Years after that first conversation with Jennifer at our 20th high school reunion, I hand wrote 75 pages—a brain dump, of sorts. Those pages were about trying to forcefully go back into memory and gently egg myself on to tell the story. When I think about how long it took to arrive at the truth, it amazes me. That was the first time I looked at the story on the page.

You rediscovered Judaism when your daughters were old enough to go to Hebrew school. What has that journey been like for you?

I didn’t grow up very Jewish. I make that point several times throughout the book. I married a man who was more observantly Jewish than I. David grew up as a Conservative Jew. There were all kinds of questions my daughters asked in the car: “Mommy, what do Jews think of God? Mommy, what do Jews think about death?” I couldn’t answer any of them. That’s when I decided I could benefit from walking into the building to get Jewishly educated.
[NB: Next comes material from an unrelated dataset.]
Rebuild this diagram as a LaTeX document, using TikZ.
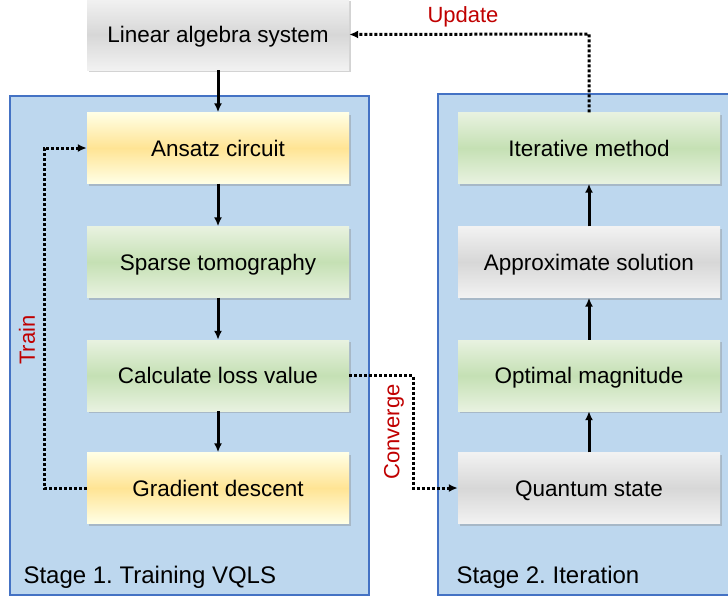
\documentclass[tikz,border=0pt]{standalone}
\usepackage{fontspec}
\setmainfont{Liberation Sans}
\usetikzlibrary{shadows, arrows.meta}
\definecolor{panelblue}{RGB}{189,215,238}
\definecolor{panelline}{RGB}{68,114,196}
\definecolor{labelred}{RGB}{192,0,0}
\frenchspacing
\begin{document}
\begin{tikzpicture}[x=1pt, y=-1pt,
				>={Latex[length=9pt, width=8pt]},   % arrow tips
				box/.style={minimum width=262pt, minimum height=71pt, inner sep=0pt, text height=16pt, text depth=0pt,
					font=\fontsize{22.5}{26}\selectfont, drop shadow={shadow xshift=1.5pt, shadow yshift=-2pt, opacity=0.35}},
				yellowbox/.style={box, top color=yellow!10!white, bottom color=yellow!10!white, middle color={rgb,255:red,255;green,228;blue,148}},
				greenbox/.style={box, top color={rgb,255:red,232;green,242;blue,224}, bottom color={rgb,255:red,232;green,242;blue,224}, middle color={rgb,255:red,197;green,224;blue,180}},
				graybox/.style={box, top color={rgb,255:red,242;green,242;blue,242}, bottom color={rgb,255:red,242;green,242;blue,242}, middle color={rgb,255:red,215;green,215;blue,215}},
				flow/.style={->, line width=3pt},
				loop/.style={->, line width=3pt, dash pattern=on 3pt off 2pt},
				tag/.style={text=labelred, font=\fontsize{22}{26}\selectfont}]
				% Bildbereich
				\useasboundingbox (0,0) rectangle (728,598);
				% Stufen zeichnen
				\draw[fill=panelblue, draw=panelline, line width=1.2pt] (10,96) rectangle (369,595);
				\draw[fill=panelblue, draw=panelline, line width=1.2pt] (438,94) rectangle (731,595);
				\node[anchor=base west, font=\fontsize{24}{28}\selectfont] (stageone) at (20,583) {Stage 1. Training VQLS};
				\node[anchor=base west, font=\fontsize{24}{28}\selectfont] (stagetwo) at (453,583) {Stage 2. Iteration};
				% Kaesten zeichnen
				\node[graybox] (linsys) at (218,34.5) {Linear algebra system};
				\node[yellowbox] (ansatz) at (218,148) {Ansatz circuit};
				\node[greenbox] (tomo) at (218,262) {Sparse tomography};
				\node[greenbox] (loss) at (218,375.5) {Calculate loss value};
				\node[yellowbox] (grad) at (218,488) {Gradient descent};
				\node[greenbox] (iter) at (589,148) {Iterative method};
				\node[graybox] (approx) at (589,262) {Approximate solution};
				\node[greenbox] (magn) at (589,375.5) {Optimal magnitude};
				\node[graybox] (qstate) at (589,488) {Quantum state};
				% Pfeile zeichnen
				\draw[flow] (linsys) -- (ansatz);
				\draw[flow] (ansatz) -- (tomo);
				\draw[flow] (tomo) -- (loss);
				\draw[flow] (loss) -- (grad);
				\draw[flow] (qstate) -- (magn);
				\draw[flow] (magn) -- (approx);
				\draw[flow] (approx) -- (iter);
				% Schleifen zeichnen
				\coordinate (trainx) at (44,0);
				\coordinate (convx) at (413,0);
				\coordinate (updy) at (0,34);
				\draw[loop] (grad.west) -- (trainx |- grad.west) -- (trainx |- ansatz.west) -- (ansatz.west);
				\draw[loop] (loss.east) -- (convx |- loss.east) -- (convx |- qstate.west) -- (qstate.west);
				\draw[loop] (iter.north) -- (iter.north |- updy) -- (linsys.east);
				% Beschriftung
				\node[tag, rotate=90] (train) at (27,340) {Train};
				\node[tag, rotate=90] (conv) at (394,432) {Converge};
				\node[tag] (upd) at (463,17) {Update};
			\end{tikzpicture}
\end{document}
That decision began a journey of many years of ongoing adult Jewish education, which I still can’t get enough of. I was hooked on Torah, and Hebrew, and Jewish history. I had an adult bat mitzvah at 39, and that was magnificent.

The time-honored Jewish tradition of arguing with God fascinates you. What were some of your arguments, and have any of them been resolved?

I took a class called “God,” and when we got to the part where Abraham negotiated with God, I was riveted. The fact that Abraham was able to go back and forth with God and he was not struck dead opened so many possibilities—there could be change, there could be growth, there could be potential.

One of your formative experiences was at your high school’s Quaker services. What role did the imposed silence of those services play in your Jewish spiritual life?

Silence is a form of ritual in a Quaker meeting, which I experienced from seventh through 12th grades. I didn’t always sit still, and I didn’t always understand. But I eventually found the silence and stillness calming. I loved it when someone stood up and said something from their heart. I always wanted to stand up, but I was afraid to speak. That was the child’s perspective.

As I got older and my Judaism deepened, I recognized that the Torah and Talmud are all about talking, sometimes over one another. The Talmud is, to me, like a beautiful conversation on the page, of several voices all at once. But I also wanted to bring in some of that silence into my Judaism. Jewish mysticism started to appeal to me for its openness to meditation. So, I started to meditate on Jewish letters and concepts. And I liked it.

At the end of the book, you ask the question: “Does our past define us, or do we liberate ourselves from the past?” Did writing “Seven Springs” answer those questions?

I think it’s both. You can’t detach from the puzzle pieces that make up your people, life, geography, heritage and ancestors. But I have felt cellularly altered in a good way since the book came out. Wise people have shared with me that what I’m most likely feeling is true healing. I felt compelled to dive in deeper and dig around. But then there are a lot of people who are very happy not to go there because it can be painful, or they’re not ready.

I want to end with this gorgeous quote you include from Virginia Woolf: “If you do not tell the truth about yourself, you cannot tell it about other people.” How did Woolf’s quote influence you as you wrote this memoir?

The articulation of truth is a practice. I also love the tikkun olam piece of that practice, and I wanted to convey that in the book. If you don’t address your past, there will not be room for you to do good in the world. That is the major change I’m feeling. There is also more space to heal now.